The Mies van der Rohe Society recently partnered with the Chicago Architecture Biennial to co-present Theatre, a site-specific installation and series of performances by the internationally acclaimed Mexico City-based artist Santiago Borja. Debuting in conjunction with the opening of the Biennial, the program took place in Mies van der Rohe’s recently restored Robert F. Carr Chapel, “ the God Box”, on the campus of the Illinois Institute of Technology. I had the good fortune to be in Chicago, recruiting, during the run of Theatre, and for the opening of the Biennial. At the suggestion of Alum Sarah Rogers Morris, one of the founding members of our Chicago Chapter, a group of Bard Graduate Center Chicago alums and I were in attendance on Oct. 2.

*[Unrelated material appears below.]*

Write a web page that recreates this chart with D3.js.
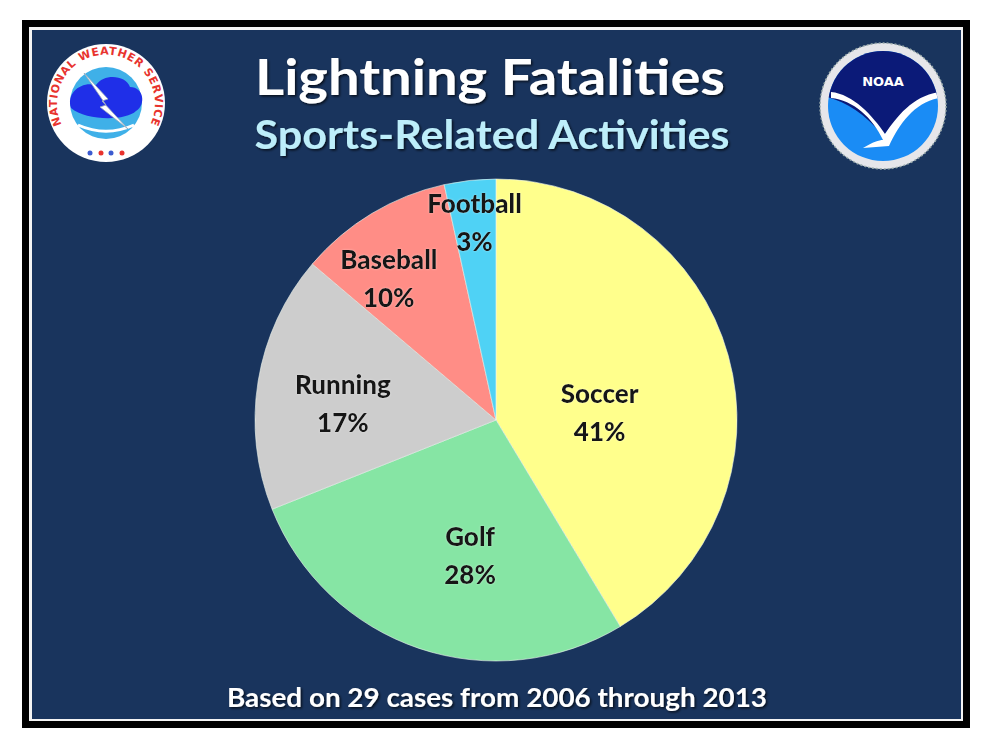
<!DOCTYPE html>
<html><head><meta charset="utf-8">
<script src="https://cdn.jsdelivr.net/npm/d3@7/dist/d3.min.js"></script>
<style>html,body{margin:0;padding:0;background:#fff;}svg{display:block;}</style>
</head><body>
<svg id="c" width="1000" height="748"></svg>
<script>
// ---- data ----
const categories = ["Soccer", "Golf", "Running", "Baseball", "Football"];
const caseCounts = [12, 8, 5, 3, 1];           // 29 cases total
const sliceColors = ["#ffff8c", "#86e5a4", "#cdcdcd", "#ff8d86", "#4fd2f5"];
const titleText = "Lightning Fatalities";
const subtitleText = "Sports-Related Activities";
const footerText = "Based on 29 cases from 2006 through 2013";

// label placement (layout only): [distance from centre px, angle shift deg]
const labelLayout = [[104, 11], [137, -7.7], [154, -3], [178, -6], [199, 0]];

const svg = d3.select("#c");
const font = "Lato, 'Open Sans', sans-serif";

// frame
svg.append("rect").attr("x",22).attr("y",20).attr("width",948).attr("height",708).attr("fill","#000");
svg.append("rect").attr("x",29).attr("y",27).attr("width",934).attr("height",694).attr("fill","#f4f4f4");
svg.append("rect").attr("x",32).attr("y",30).attr("width",929).attr("height",689).attr("fill","#19345d");

const defs = svg.append("defs");
const sh = defs.append("filter").attr("id","sh").attr("x","-10%").attr("y","-20%").attr("width","120%").attr("height","140%");
sh.append("feDropShadow").attr("dx",1.5).attr("dy",1.5).attr("stdDeviation",1).attr("flood-color","#000").attr("flood-opacity",0.7);
const gl = defs.append("filter").attr("id","gl").attr("x","-10%").attr("y","-20%").attr("width","120%").attr("height","140%");
gl.append("feDropShadow").attr("dx",0).attr("dy",0).attr("stdDeviation",1).attr("flood-color","#fff").attr("flood-opacity",0.4);

// titles
svg.append("text").attr("x",490).attr("y",95).attr("text-anchor","middle")
  .attr("font-family",font).attr("font-weight",700).attr("font-size",50)
  .attr("textLength",470).attr("lengthAdjust","spacingAndGlyphs")
  .attr("fill","#fff").attr("filter","url(#sh)").text(titleText);
svg.append("text").attr("x",492).attr("y",149).attr("text-anchor","middle")
  .attr("font-family",font).attr("font-weight",700).attr("font-size",40)
  .attr("textLength",475).attr("lengthAdjust","spacingAndGlyphs")
  .attr("fill","#bdeefa").attr("filter","url(#sh)").text(subtitleText);
svg.append("text").attr("x",497).attr("y",707).attr("text-anchor","middle")
  .attr("font-family",font).attr("font-weight",700).attr("font-size",27)
  .attr("textLength",540).attr("lengthAdjust","spacingAndGlyphs")
  .attr("fill","#fff").attr("filter","url(#sh)").text(footerText);

// pie
const cx = 496, cy = 420, R = 241;
const total = d3.sum(caseCounts);
const pie = d3.pie().sort(null).value(d => d)(caseCounts);
const arc = d3.arc().innerRadius(0).outerRadius(R);
const g = svg.append("g").attr("transform",`translate(${cx},${cy})`);
g.selectAll("path.slice").data(pie).join("path").attr("class","slice")
  .attr("d",arc).attr("fill",(d,i)=>sliceColors[i])
  .attr("stroke","#eef6ee").attr("stroke-width",1).attr("stroke-opacity",0.6);

const lab = g.selectAll("g.lab").data(pie).join("g").attr("class","lab")
  .attr("transform",(d,i)=>{
    const a = (d.startAngle+d.endAngle)/2 + labelLayout[i][1]*Math.PI/180;
    const r = labelLayout[i][0];
    return `translate(${r*Math.sin(a)},${-r*Math.cos(a)})`;
  });
lab.append("text").attr("text-anchor","middle").attr("y",-9)
  .attr("font-family",font).attr("font-weight",900).attr("font-size",26)
  .attr("fill","#151515").attr("filter","url(#gl)")
  .text((d,i)=>categories[i]);
lab.append("text").attr("text-anchor","middle").attr("y",29)
  .attr("font-family",font).attr("font-weight",900).attr("font-size",26)
  .attr("fill","#151515").attr("filter","url(#gl)")
  .text(d=>Math.round(d.value/total*100)+"%");

// NWS logo (decorative)
const nws = svg.append("g").attr("transform","translate(106,103)");
nws.append("circle").attr("r",59).attr("fill","#fff");
defs.append("path").attr("id","nwsArc").attr("d","M -28.5 40.5 A 49 49 0 1 1 28.5 40.5");
nws.append("text").attr("font-family","'DejaVu Sans', sans-serif").attr("font-weight",700).attr("font-size",11)
  .attr("letter-spacing",0.6).attr("fill","#e8332e").append("textPath").attr("href","#nwsArc").attr("startOffset","50%").attr("text-anchor","middle")
  .text("NATIONAL WEATHER SERVICE");
[-16,-5,5,16].forEach((x,i)=>nws.append("circle").attr("cx",x).attr("cy",50).attr("r",2.5).attr("fill",i%2?"#e8332e":"#3c5bd0"));
nws.append("circle").attr("r",40).attr("fill","#fff").attr("stroke","#fff");
nws.append("circle").attr("r",36).attr("fill","#3fb0e8");
nws.append("path").attr("d","M-35 5 C-40 -10 -25 -22 -10 -18 C-2 -30 20 -28 24 -16 C38 -16 40 2 30 8 C20 18 -20 18 -35 5 Z").attr("fill","#1f2fe8");
nws.append("path").attr("d","M-28 22 C-10 30 10 30 28 22").attr("fill","none").attr("stroke","#fff").attr("stroke-width",3);
nws.append("path").attr("d","M-22 -30 L2 -4 L-4 -2 L22 26 L-6 4 L0 2 Z").attr("fill","#fff").attr("stroke","#9ab").attr("stroke-width",0.8);

// NOAA logo (decorative)
const noaa = svg.append("g").attr("transform","translate(883,106)");
noaa.append("circle").attr("r",63).attr("fill","#e6e6ea");
noaa.append("circle").attr("r",63).attr("fill","none").attr("stroke","#9aa").attr("stroke-width",1.5).attr("stroke-dasharray","2 2");
noaa.append("circle").attr("r",55).attr("fill","#1a8cf5");
defs.append("clipPath").attr("id","nc").append("circle").attr("r",55);
noaa.append("path").attr("clip-path","url(#nc)")
  .attr("d","M-60 -60 L60 -60 L60 -10 C40 -5 20 5 0 30 C-20 5 -40 -5 -60 -10 Z").attr("fill","#0b1a78");
noaa.append("path").attr("clip-path","url(#nc)")
  .attr("d","M-52 -14 C-30 -12 -10 10 2 28 C14 10 30 -10 56 -14 L56 -8 C32 -4 16 18 6 40 L-20 42 C-10 36 -4 34 0 34 C-10 12 -30 -6 -52 -8 Z").attr("fill","#fff");
noaa.append("text").attr("y",-20).attr("text-anchor","middle").attr("font-family","'DejaVu Sans', sans-serif")
  .attr("font-weight",700).attr("font-size",13).attr("fill","#fff").text("NOAA");
</script>
</body></html>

It was a remarkable evening, a great performance, and a wonderful experience for us all.


The chapel is the only religious building Mies ever designed, and is an enormously powerful, spiritual space. The materials of the large room, steel, wood, brick, glass, wool, stone, all seem to be in dialogue with each other, and one almost senses Mies himself involved in the conversation. The man who wrapped us all in glass asking us all to consider the inter-connectedness of multiple materials.

The performance itself was the idea of Mexican artist Santiago Borja, whose recent work centers on the intersection between art, architecture, and anthropology. And the Carr Chapel provided him with a perfect site specific space for exploring the notion of the sacred – from the ancient invocation of priestliness to the high modern, deeply mediatative.

A grand opening to the Chicago Architecture Biennial, and a wonderful experience for Bard Graduate Center colleagues to share!